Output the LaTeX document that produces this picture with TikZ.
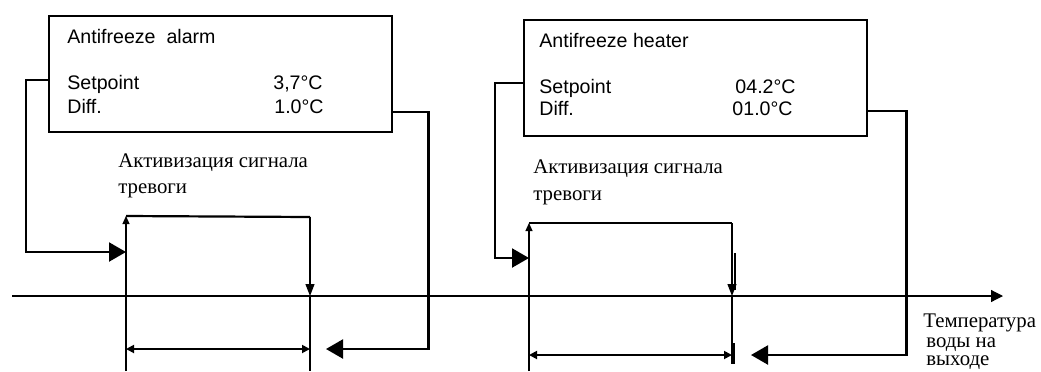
\documentclass[tikz,border=0pt]{standalone}
\usepackage{fontspec}
\setmainfont{Liberation Serif}
\newfontfamily\panelfont{Liberation Sans}
\usetikzlibrary{
  positioning,
  arrows.meta
}

\begin{document}
\begin{tikzpicture}[
  x=0.5pt, y=-0.5pt,
  panel/.style={draw, line width=1.2pt, minimum width=171.5pt, minimum height=58pt,
                anchor=north west, inner sep=0pt},
  ptxt/.style={font=\panelfont\fontsize{9.8}{11}\selectfont, anchor=base west, inner sep=0pt},
  pval/.style={ptxt, anchor=base east},
  note/.style={font=\fontsize{10.4}{13}\selectfont, anchor=base west, inner sep=0pt},
  wire/.style={line width=1.1pt},
  fine/.style={line width=0.6pt},
  feed/.style={wire, -{Triangle[length=8.5pt, width=9.5pt]}},
  rise/.style={fine, -{Triangle[length=4pt, width=3.5pt]}},
  fall/.style={fine, -{Triangle[length=6pt, width=4.5pt]}},
  span/.style={line width=0.9pt, {Triangle[length=4pt, width=4pt]}-{Triangle[length=4pt, width=4pt]}},
  axis/.style={fine, -{Triangle[length=6pt, width=6pt]}}
]
  \useasboundingbox (0,0) rectangle (1041,371);

  % alarm panel
  \node[panel] (alarmbox) at (48,15) {};
  \node[ptxt] (alarmtitle) at (67,43) {Antifreeze\ \ alarm};
  \node[ptxt] (alarmsp) at (67,89) {Setpoint};
  \node[ptxt] (alarmdf) at (67,113) {Diff.};
  \node[pval] (alarmspv) at (323,89) {3,7\textdegree C};
  \node[pval] (alarmdfv) at (324,113) {1.0\textdegree C};
  \node[note] (alarmnote) at (118,167) {Активизация сигнала};
  \node[note] (alarmnote2) at (118,193) {тревоги};

  % heater panel
  \node[panel] (heaterbox) at (523,19) {};
  \node[ptxt] (heatertitle) at (539,47) {Antifreeze heater};
  \node[ptxt] (heatersp) at (539,93) {Setpoint};
  \node[ptxt] (heaterdf) at (539,115) {Diff.};
  \node[pval] (heaterspv) at (796,93) {04.2\textdegree C};
  \node[pval] (heaterdfv) at (793,115) {01.0\textdegree C};
  \node[note] (heaternote) at (533,173) {Активизация сигнала};
  \node[note] (heaternote2) at (533,200) {тревоги};

  % axis label
  \node[note] (templabel) at (923,327) {Температура};
  \node[note] (templabel2) at (926,347) {воды на};
  \node[note] (templabel3) at (926,365) {выходе};

  % temperature axis
  \coordinate (axL) at (12,296);
  \coordinate (axM) at (665,296);
  \coordinate (axR) at (1003,296);
  \draw[wire] (axL) -- (axM);
  \draw[axis] (axM) -- (axR);

  % alarm hysteresis
  \coordinate (aOn) at (126,252);
  \coordinate (aOff) at (326,349);
  \coordinate (aLow) at (126,371);
  \coordinate (aTop) at (126,216);
  \coordinate (aTopR) at (310,217);
  \coordinate (aAx) at (310,296);
  \coordinate (aBot) at (310,371);
  \draw[rise] (aLow) -- (aTop);
  \draw[wire] (aTop) -- (aTopR);
  \draw[fall] (aTopR) -- (aAx);
  \draw[wire] (aAx) -- (aBot);
  \draw[span] (aOn |- aOff) -- (aAx |- aOff);
  \draw[feed] ([yshift=-3pt]alarmbox.west) -- ++(-22,0) |- (aOn);
  \draw[feed] ([yshift=-19pt]alarmbox.east) -- ++(35,0) |- (aOff);

  % heater hysteresis
  \coordinate (hOn) at (529,258);
  \coordinate (hOff) at (751,355);
  \coordinate (hLow) at (529,371);
  \coordinate (hTop) at (529,223);
  \coordinate (hTopR) at (732,223);
  \coordinate (hAx) at (732,296);
  \coordinate (hBot) at (732,364);
  \draw[rise] (hLow) -- (hTop);
  \draw[fine] (hTop) -- (hTopR);
  \draw[fall] (hTopR) -- (hAx);
  \draw[wire] (735,253) -- (735,290);
  \draw[fine] (hAx) -- (hBot);
  \draw[wire] (734,343) -- (734,364);
  \draw[span] (hOn |- hOff) -- (hAx |- hOff);
  \draw[feed] ([yshift=-2.5pt]heaterbox.west) -- ++(-28,0) |- (hOn);
  \draw[feed] ([yshift=-16.5pt]heaterbox.east) -- ++(38,0) |- (hOff);
\end{tikzpicture}
\end{document}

--------

# EXERCISE TASK
Reproduce all of the material above word for word. Omit the pictures.

# RIGHT ANSWER
Output the LaTeX document that produces this picture with TikZ.
\documentclass[tikz,border=0pt]{standalone}
\usepackage{fontspec}
\setmainfont{Liberation Serif}
\newfontfamily\panelfont{Liberation Sans}
\usetikzlibrary{
  positioning,
  arrows.meta
}

\begin{document}
\begin{tikzpicture}[
  x=0.5pt, y=-0.5pt,
  panel/.style={draw, line width=1.2pt, minimum width=171.5pt, minimum height=58pt,
                anchor=north west, inner sep=0pt},
  ptxt/.style={font=\panelfont\fontsize{9.8}{11}\selectfont, anchor=base west, inner sep=0pt},
  pval/.style={ptxt, anchor=base east},
  note/.style={font=\fontsize{10.4}{13}\selectfont, anchor=base west, inner sep=0pt},
  wire/.style={line width=1.1pt},
  fine/.style={line width=0.6pt},
  feed/.style={wire, -{Triangle[length=8.5pt, width=9.5pt]}},
  rise/.style={fine, -{Triangle[length=4pt, width=3.5pt]}},
  fall/.style={fine, -{Triangle[length=6pt, width=4.5pt]}},
  span/.style={line width=0.9pt, {Triangle[length=4pt, width=4pt]}-{Triangle[length=4pt, width=4pt]}},
  axis/.style={fine, -{Triangle[length=6pt, width=6pt]}}
]
  \useasboundingbox (0,0) rectangle (1041,371);

  % alarm panel
  \node[panel] (alarmbox) at (48,15) {};
  \node[ptxt] (alarmtitle) at (67,43) {Antifreeze\ \ alarm};
  \node[ptxt] (alarmsp) at (67,89) {Setpoint};
  \node[ptxt] (alarmdf) at (67,113) {Diff.};
  \node[pval] (alarmspv) at (323,89) {3,7\textdegree C};
  \node[pval] (alarmdfv) at (324,113) {1.0\textdegree C};
  \node[note] (alarmnote) at (118,167) {Активизация сигнала};
  \node[note] (alarmnote2) at (118,193) {тревоги};

  % heater panel
  \node[panel] (heaterbox) at (523,19) {};
  \node[ptxt] (heatertitle) at (539,47) {Antifreeze heater};
  \node[ptxt] (heatersp) at (539,93) {Setpoint};
  \node[ptxt] (heaterdf) at (539,115) {Diff.};
  \node[pval] (heaterspv) at (796,93) {04.2\textdegree C};
  \node[pval] (heaterdfv) at (793,115) {01.0\textdegree C};
  \node[note] (heaternote) at (533,173) {Активизация сигнала};
  \node[note] (heaternote2) at (533,200) {тревоги};

  % axis label
  \node[note] (templabel) at (923,327) {Температура};
  \node[note] (templabel2) at (926,347) {воды на};
  \node[note] (templabel3) at (926,365) {выходе};

  % temperature axis
  \coordinate (axL) at (12,296);
  \coordinate (axM) at (665,296);
  \coordinate (axR) at (1003,296);
  \draw[wire] (axL) -- (axM);
  \draw[axis] (axM) -- (axR);

  % alarm hysteresis
  \coordinate (aOn) at (126,252);
  \coordinate (aOff) at (326,349);
  \coordinate (aLow) at (126,371);
  \coordinate (aTop) at (126,216);
  \coordinate (aTopR) at (310,217);
  \coordinate (aAx) at (310,296);
  \coordinate (aBot) at (310,371);
  \draw[rise] (aLow) -- (aTop);
  \draw[wire] (aTop) -- (aTopR);
  \draw[fall] (aTopR) -- (aAx);
  \draw[wire] (aAx) -- (aBot);
  \draw[span] (aOn |- aOff) -- (aAx |- aOff);
  \draw[feed] ([yshift=-3pt]alarmbox.west) -- ++(-22,0) |- (aOn);
  \draw[feed] ([yshift=-19pt]alarmbox.east) -- ++(35,0) |- (aOff);

  % heater hysteresis
  \coordinate (hOn) at (529,258);
  \coordinate (hOff) at (751,355);
  \coordinate (hLow) at (529,371);
  \coordinate (hTop) at (529,223);
  \coordinate (hTopR) at (732,223);
  \coordinate (hAx) at (732,296);
  \coordinate (hBot) at (732,364);
  \draw[rise] (hLow) -- (hTop);
  \draw[fine] (hTop) -- (hTopR);
  \draw[fall] (hTopR) -- (hAx);
  \draw[wire] (735,253) -- (735,290);
  \draw[fine] (hAx) -- (hBot);
  \draw[wire] (734,343) -- (734,364);
  \draw[span] (hOn |- hOff) -- (hAx |- hOff);
  \draw[feed] ([yshift=-2.5pt]heaterbox.west) -- ++(-28,0) |- (hOn);
  \draw[feed] ([yshift=-16.5pt]heaterbox.east) -- ++(38,0) |- (hOff);
\end{tikzpicture}
\end{document}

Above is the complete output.